DeLaTorre embraces many styles of painting for this very reason. “It isn’t really the medium that drives the work, it’s the creative concept. Everything else is merely a means to produce that concept.” Meaning resides in the work to the artist because they made it. By definition it is self-expression to some degree. The challenge is evoking self-expression in the mind of an unattached viewer. DeLaTorre believes that showing less unclutters the work, like cleaning a mirror.

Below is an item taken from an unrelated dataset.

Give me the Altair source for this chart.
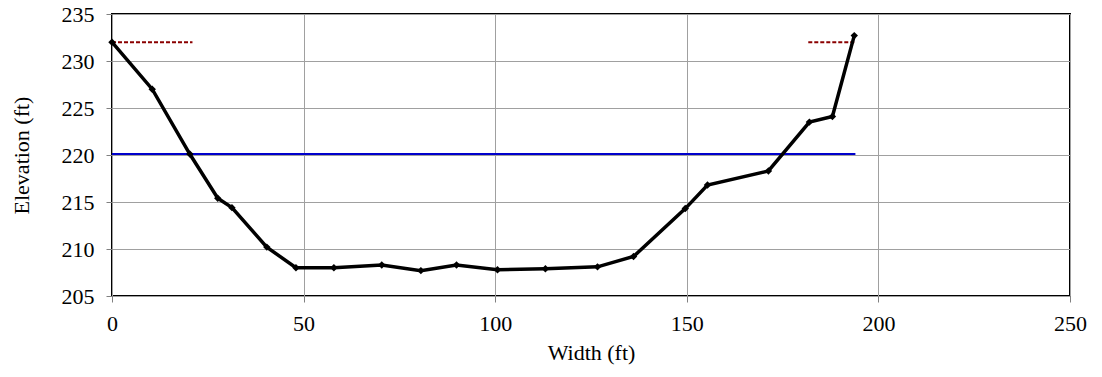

At least, he does now. Luis DeLaTorre is a quickly darting creative force, and his style has changed rapidly over his career. Even his titles convey constant motion. His subjects are often “going for a drive,” “unleashing,” or “eavesdropping.” His career is similarly energetic. In a testament to his diversity of skills, DeLaTorre does restoration work for old buildings, accepts mammoth mural commissions, and volunteers as an art educator at the same time as he works on two or three personal projects in his studio. Things are hectic in his world. For now, he’s trying to create the opposite of that on his canvases.